Thursday 22 August 2019, 08:03

Wagner: Klopp lives and breathes this job

  • Jurgen Klopp nominated for The Best FIFA Men’s Coach

  • New Schalke boss David Wagner talks of his friendship with Klopp

  • More info about The Best FIFA Football Awards

Jurgen Klopp is the very epitome of engaging. With his winning smile and healthy dose of openness and humour, he generally manages to get people on his side sooner rather than later.

That is also the case in the changing rooms, which is certainly an advantage for his chosen profession. Almost 30 years ago, Klopp found a friend in David Wagner, former Huddersfield Town and now Schalke 04 coach.
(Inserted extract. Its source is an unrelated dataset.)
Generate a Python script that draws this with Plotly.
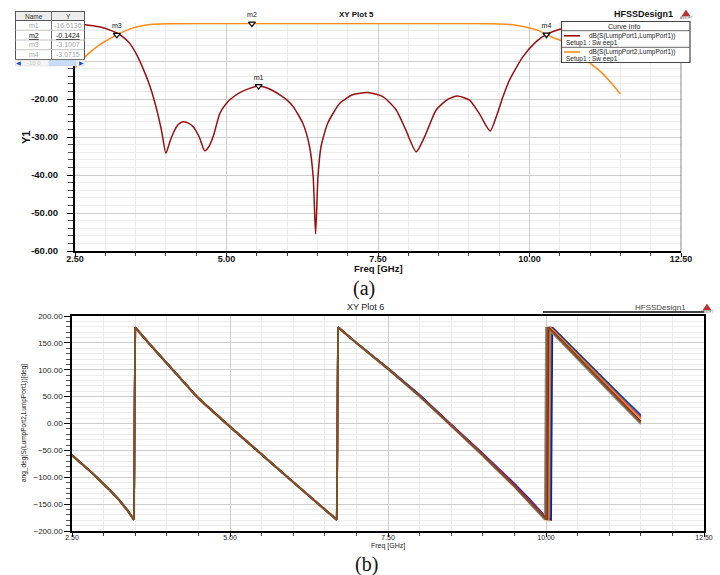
import plotly.graph_objects as go

W, H = 720, 575


def px(x):
    return x / W


def py(y):
    return 1 - y / H


FONT = "Liberation Sans"

# ---------------- (a) XY Plot 5 : magnitude ----------------
S11_FREQ = [2.50, 2.70, 2.90, 3.10, 3.20, 3.30, 3.40, 3.50, 3.56, 3.65, 3.74, 3.85, 3.93, 4.00,
            4.06, 4.12, 4.20, 4.28, 4.36, 4.45, 4.55, 4.64, 4.71, 4.78, 4.89, 5.00, 5.10, 5.22,
            5.38, 5.53, 5.70, 5.88, 6.00, 6.10, 6.26, 6.37, 6.43, 6.47, 6.51, 6.56, 6.67, 6.87,
            7.08, 7.33, 7.58, 7.80, 7.96, 8.13, 8.27, 8.46, 8.65, 8.81, 9.01, 9.17, 9.35, 9.47,
            9.56, 9.67, 9.89, 10.11, 10.28, 10.49, 10.75, 11.00, 11.25, 11.50]
S11_DB = [-0.2, -0.5, -1.0, -2.0, -2.7, -3.8, -5.3, -7.8, -9.7, -13.0, -16.8, -22.9, -28.5, -34.3,
          -31.5, -29.0, -26.8, -26.0, -26.3, -27.3, -30.0, -33.6, -32.5, -29.9, -23.8, -21.1, -19.6, -18.3,
          -17.2, -16.6, -17.3, -18.9, -20.3, -22.0, -26.4, -32.5, -40.4, -55.5, -40.4, -32.5, -26.4, -21.1,
          -18.9, -18.3, -19.4, -22.9, -28.2, -33.9, -29.9, -22.9, -20.1, -19.2, -20.3, -23.8, -28.4, -23.8,
          -19.5, -15.0, -8.9, -4.9, -3.0, -1.7, -1.0, -0.6, -0.4, -0.3]

S21_FREQ = [2.50, 2.60, 2.70, 2.80, 2.90, 3.00, 3.10, 3.19, 3.30, 3.40, 3.55, 3.74, 4.00, 5.00,
            5.42, 6.50, 8.00, 9.00, 9.40, 9.67, 9.85, 10.00, 10.15, 10.28, 10.40, 10.54, 10.70,
            10.87, 11.05, 11.20, 11.35, 11.50]
S21_DB = [-11.8, -10.0, -8.4, -7.0, -5.8, -4.8, -3.9, -3.1, -2.3, -1.6, -0.9, -0.4, -0.2, -0.15,
          -0.14, -0.12, -0.12, -0.15, -0.2, -0.4, -0.8, -1.3, -2.0, -3.07, -3.9, -4.8, -6.7,
          -8.9, -11.2, -13.2, -15.8, -18.7]

MARKER_NAMES = ["m1", "m2", "m3", "m4"]
MARKER_FREQ = [5.53, 5.42, 3.19, 10.28]
MARKER_DB = [-16.6136, -0.1424, -3.1007, -3.0715]

TOP_X_TICKS = [2.5, 5.0, 7.5, 10.0, 12.5]
TOP_Y_TICKS = [-60, -50, -40, -30, -20, -10, 0]
TOP_Y_LABELS = ["-60.00", "-50.00", "-40.00", "-30.00", "-20.00", "", ""]  # -10 / 0 hidden by marker table

# ---------------- (b) XY Plot 6 : phase ----------------
PH_FREQ = [2.50, 2.65, 2.80, 2.95, 3.10, 3.25, 3.38, 3.48, 3.50, 3.75, 4.00, 4.25, 4.50, 5.00,
           5.50, 6.00, 6.50, 6.69, 6.71, 7.00, 7.50, 8.00, 8.50, 9.00, 9.50, 9.75, 9.98,
           10.00, 10.02, 10.04, 10.06, 10.08, 10.10, 10.25, 10.50, 10.75, 11.00, 11.25, 11.50]

PH_TEAL = [-59, -74, -90, -107, -124, -143, -162, -179, 179, 145, 112, 79, 47, -6,
           -58, -109, -160, -179, 179, 150, 103, 53, -2, -56, -113, -143, -172,
           -175, -177, -178, -179, 179, 177, 160, 131, 102, 73, 45, 16]
PH_BLUE = [-59, -74, -90, -107, -124, -143, -162, -179, 179, 145, 112, 79, 47, -6,
           -58, -109, -160, -179, 179, 150, 103, 53, -2, -56, -112, -142, -172,
           -174, -176, -177, -178, -179, 179, 161, 131, 101, 72, 43, 14]
PH_GREEN = [-59, -74, -90, -107, -124, -143, -162, -179, 179, 145, 112, 79, 47, -6,
            -58, -109, -160, -179, 179, 150, 102, 52, -3, -58, -115, -146, -175,
            -177, -178, -179, 179, 177, 175, 158, 128, 99, 70, 41, 12]
PH_MAGENTA = [-59, -74, -90, -107, -124, -143, -162, -179, 179, 145, 112, 79, 47, -6,
              -58, -109, -160, -179, 179, 150, 102, 52, -2, -57, -114, -144, -173,
              -176, -178, 179, 177, 175, 173, 156, 127, 98, 69, 40, 11]
PH_ORANGE = [-59, -74, -90, -107, -124, -143, -162, -179, 179, 145, 112, 79, 47, -6,
             -58, -109, -160, -179, 179, 150, 102, 51, -4, -60, -117, -148, -176,
             -178, -179, -180, 179, 177, 175, 157, 127, 97, 68, 38, 9]
PH_GRAY = [-59, -74, -90, -107, -124, -143, -162, -179, 179, 145, 112, 79, 47, -6,
           -58, -109, -160, -179, 179, 149, 101, 50, -5, -60, -118, -149, -179,
           179, 177, 175, 173, 170, 168, 150, 119, 89, 59, 29, -1]
PH_RED = [-59, -74, -90, -107, -124, -143, -162, -179, 179, 145, 112, 79, 47, -6,
          -58, -109, -160, -179, 179, 150, 102, 52, -3, -58, -115, -146, -175,
          -177, -179, 179, 177, 174, 172, 154, 124, 94, 64, 34, 4]
PH_BROWN = [-59, -74, -90, -107, -124, -143, -162, -179, 179, 145, 112, 79, 47, -6,
            -58, -109, -160, -179, 179, 150, 102, 51, -4, -59, -117, -147, -176,
            -179, 179, 177, 175, 173, 171, 153, 122, 92, 62, 32, 2]

PH_SERIES = [PH_TEAL, PH_BLUE, PH_GREEN, PH_MAGENTA, PH_ORANGE, PH_GRAY, PH_RED, PH_BROWN]
PH_COLORS = ["#1aa6b8", "#1a1aa8", "#3c8c3c", "#c020c0", "#f08a1c", "#8c8c8c", "#b01818", "#7a5422"]

BOT_X_TICKS = [2.5, 5.0, 7.5, 10.0, 12.5]
BOT_Y_TICKS = [-200, -150, -100, -50, 0, 50, 100, 150, 200]

fig = go.Figure()

# top traces
fig.add_trace(go.Scatter(x=S21_FREQ, y=S21_DB, mode="lines", line=dict(color="#ff8c1a", width=1.5, shape="spline", smoothing=0.6),
                         xaxis="x", yaxis="y", showlegend=False, cliponaxis=False))
fig.add_trace(go.Scatter(x=S11_FREQ, y=S11_DB, mode="lines", line=dict(color="#9a1010", width=1.5, shape="spline", smoothing=0.6),
                         xaxis="x", yaxis="y", showlegend=False))
fig.add_trace(go.Scatter(x=MARKER_FREQ, y=MARKER_DB, mode="markers+text", text=MARKER_NAMES,
                         textposition="top center", textfont=dict(family=FONT, size=7, color="#111"),
                         marker=dict(symbol="triangle-down", size=6, color="white", line=dict(color="black", width=1.2)),
                         xaxis="x", yaxis="y", showlegend=False, cliponaxis=False))

# bottom traces
for vals, col in zip(PH_SERIES, PH_COLORS):
    fig.add_trace(go.Scatter(x=PH_FREQ, y=vals, mode="lines", line=dict(color=col, width=1.8),
                             xaxis="x2", yaxis="y2", showlegend=False))

TOP_L, TOP_R, TOP_T, TOP_B = 75, 681, 23, 251
BOT_L, BOT_R, BOT_T, BOT_B = 72, 704, 316, 531

common_minor_grid = "#ececec"
common_major_grid = "#cdcdcd"

fig.update_layout(
    width=W, height=H, margin=dict(l=0, r=0, t=0, b=0),
    paper_bgcolor="white", plot_bgcolor="white",
    font=dict(family=FONT, color="#111"),
    xaxis=dict(domain=[px(TOP_L), px(TOP_R)], range=[2.5, 12.5], anchor="y", automargin=False,
               tickvals=TOP_X_TICKS, tickformat=".2f", ticks="outside", ticklen=4, tickcolor="black",
               ticklabelstandoff=-6,
               showline=True, linecolor="black", linewidth=2, mirror=False,
               showgrid=True, gridcolor=common_major_grid, gridwidth=1, zeroline=False,
               minor=dict(dtick=0.5, ticks="outside", ticklen=3, tickcolor="#444", showgrid=True, gridcolor=common_minor_grid),
               tickfont=dict(family=FONT, size=9, weight="bold", color="#111")),
    yaxis=dict(domain=[py(TOP_B), py(TOP_T)], range=[-60, 0], anchor="x", automargin=False,
               tickvals=TOP_Y_TICKS, ticktext=TOP_Y_LABELS, ticks="outside", ticklen=6, tickcolor="black",
               ticklabelstandoff=7,
               showline=True, linecolor="black", linewidth=2,
               showgrid=True, gridcolor=common_major_grid, zeroline=False,
               minor=dict(dtick=2, ticks="outside", ticklen=5, tickcolor="#555", showgrid=True, gridcolor=common_minor_grid),
               tickfont=dict(family=FONT, size=9.5, weight="bold", color="#111")),
    xaxis2=dict(domain=[px(BOT_L), px(BOT_R)], range=[2.5, 12.5], anchor="y2", automargin=False,
                tickvals=BOT_X_TICKS, tickformat=".2f", ticks="outside", ticklen=4, tickcolor="black",
                ticklabelstandoff=-5,
                showline=True, linecolor="black", linewidth=1.5, mirror=True,
                showgrid=True, gridcolor=common_major_grid, zeroline=False,
                minor=dict(dtick=0.5, ticks="outside", ticklen=3, tickcolor="#444", showgrid=True, gridcolor=common_minor_grid),
                tickfont=dict(family=FONT, size=7, color="#222")),
    yaxis2=dict(domain=[py(BOT_B), py(BOT_T)], range=[-200, 200], anchor="x2", automargin=False,
                tickvals=BOT_Y_TICKS, tickformat=".2f", ticks="outside", ticklen=6, tickcolor="black",
                showline=True, linecolor="black", linewidth=1.5, mirror=True,
                showgrid=True, gridcolor=common_major_grid, zeroline=False,
                minor=dict(dtick=10, ticks="outside", ticklen=4, tickcolor="#555", showgrid=True, gridcolor=common_minor_grid),
                tickfont=dict(family=FONT, size=8, color="#222")),
)

shapes = []
ann = []


def rect(x0, y0, x1, y1, line="#555", lw=1, fill="white"):
    shapes.append(dict(type="rect", xref="paper", yref="paper", x0=px(x0), x1=px(x1), y0=py(y0), y1=py(y1),
                       line=dict(color=line, width=lw), fillcolor=fill, layer="above"))


def hline(x0, x1, y, color="#555", lw=1):
    shapes.append(dict(type="line", xref="paper", yref="paper", x0=px(x0), x1=px(x1), y0=py(y), y1=py(y),
                       line=dict(color=color, width=lw), layer="above"))


def vline(x, y0, y1, color="#555", lw=1):
    shapes.append(dict(type="line", xref="paper", yref="paper", x0=px(x), x1=px(x), y0=py(y0), y1=py(y1),
                       line=dict(color=color, width=lw), layer="above"))


def text(x, y, s, size=7, color="#111", bold=False, xanchor="center", family=FONT, angle=0):
    ann.append(dict(xref="paper", yref="paper", x=px(x), y=py(y), text=s, showarrow=False,
                    xanchor=xanchor, yanchor="middle", textangle=angle,
                    font=dict(family=family, size=size, color=color, weight="bold" if bold else "normal")))


# top plot right border
vline(TOP_R, TOP_T, TOP_B, color="#888", lw=1)

# axis titles
text(378, 268.5, "Freq [GHz]", size=9.5, bold=True)
text(26, 137, "Y1", size=11, bold=True, angle=-90)
text(388, 545.5, "Freq [GHz]", size=7, color="#222")
text(24, 423, "ang_deg(S(LumpPort2,LumpPort1))[deg]", size=6.5, color="#222", angle=-90)

# titles
text(356, 15, "XY Plot 5", size=8, bold=True)
text(643, 14, "HFSSDesign1", size=9, bold=True)
text(365, 307, "XY Plot 6", size=9, color="#222")
text(660, 308, "HFSSDesign1", size=8, color="#444")
hline(543, 704, 312, color="black", lw=1.5)

# ansoft logos
for lx, ly in [(686, 15), (707, 309)]:
    shapes.append(dict(type="path", xref="paper", yref="paper",
                       path=f"M {px(lx-4)} {py(ly+1)} L {px(lx)} {py(ly-5)} L {px(lx+4)} {py(ly+1)} Z",
                       fillcolor="#c03030", line=dict(color="#903030", width=0.5), layer="above"))
    text(lx, ly + 3, "ANSOFT", size=3, color="#555")

# captions
text(364, 288, "(a)", size=20, family="Liberation Serif")
text(366, 564, "(b)", size=20, family="Liberation Serif")

# marker table
rect(15.5, 11.5, 84.5, 59.5, line="#555", lw=1, fill="white")
rect(15.5, 11.5, 84.5, 20.5, line="#555", lw=1, fill="#ededed")
vline(51.5, 11.5, 59.5, color="#777")
for yy in [30.2, 40.0, 49.7]:
    hline(15.5, 84.5, yy, color="#c4c4c4")
text(33.5, 16, "Name", size=6.5, color="#333")
text(68, 16, "Y", size=6.5, color="#333")
row_y = [25.5, 35.2, 45.0, 54.6]
for name, val, yy in zip(MARKER_NAMES, MARKER_DB, row_y):
    if name == "m2":
        text(33.5, yy, "<u>" + name + "</u>", size=7, color="#111")
        text(68, yy, "<u>" + f"{val:.4f}" + "</u>", size=7, color="#111")
    else:
        text(33.5, yy, name, size=7, color="#a8a8a8")
        text(68, yy, f"{val:.4f}", size=7, color="#a8a8a8")
# scrollbar row
rect(15.5, 60, 84.5, 66, line="#d0d0d0", lw=0.5, fill="#f4f4f4")
rect(49, 60.5, 76, 65.5, line="#b8cbe8", lw=0.5, fill="#c9dbf5")
text(34, 63, "-10.0", size=6, color="#c8c8c8")
text(18.5, 63, "◀", size=5.5, color="#1a4fd0")
text(81, 63, "▶", size=5.5, color="#1a4fd0")

# curve info legend
rect(561.5, 21.5, 690, 62.5, line="#444", lw=1.2, fill="white")
text(624, 26.5, "Curve Info", size=7, color="#222")
hline(561.5, 690, 30.7, color="#666")
hline(561.5, 690, 47.3, color="#666")
hline(564, 580, 35.8, color="#9a1010", lw=1.6)
text(587, 35.8, "dB(S(LumpPort1,LumpPort1))", size=6.5, color="#222", xanchor="left")
text(564, 42.5, "Setup1 : Sw eep1", size=6.5, color="#222", xanchor="left")
hline(564, 580, 52.0, color="#ff8c1a", lw=1.6)
text(587, 52.0, "dB(S(LumpPort2,LumpPort1))", size=6.5, color="#222", xanchor="left")
text(564, 58.7, "Setup1 : Sw eep1", size=6.5, color="#222", xanchor="left")

fig.update_layout(shapes=shapes, annotations=ann)

fig.write_html("out.html",
               config={"displayModeBar": False},
               post_script="document.body.style.margin='0px';document.body.style.padding='0px';")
The two were playing for 1. FSV Mainz 05 at the time, and in 1991 "someone stuck us in a room together and that was the beginning of a life-long friendship", as Klopp himself explains.

Huddersfield Town v Liverpool FC - Premier League

"He’s my best friend. I’ve known him for longer than my wife, and I’ve known her for 25 years. Yes, it’s Jurgen Klopp, coach of Liverpool, one of the biggest clubs in the world, but to me he’s just Jurgen Klopp my friend", the new Schalke boss told FIFA.com as he described their relationship. In 2005, Wagner was even Klopp’s best man. "It’s as if we’re family. Even though we aren’t brothers, our relationship is similar to that."

In 2011, Klopp was named head coach at Borussia Dortmund with Wagner taking the reins of the second team. Then in the autumn of 2015, Wagner moved across to Huddersfield Town and took the West Yorkshire team into the Premier League, where he got to cross swords with his best friend. "That was probably the only time that I could tell the analysis department more about our opponents than they could. I know him inside out," said Wagner before a Premier League stand-off between the two that Liverpool won 1-0, but which Klopp described as a result that they did not deserve.

Tottenham Hotspur v Liverpool - UEFA Champions League  Final

"He’s got a great personality and is simply a nice guy. In private he’s exactly how you see him on TV," the 47-year-old Schalke coach says of the man four years his senior and who won the UEFA Champions League earlier this year with Liverpool in what was one of the highlights of his career, and worthy of nomination for The Best FIFA Men’s Coach.

"What he’s already achieved in the time he’s had with Liverpool is incredible," said an admiring Wagner of the near-legend status that Klopp has acquired at Anfield.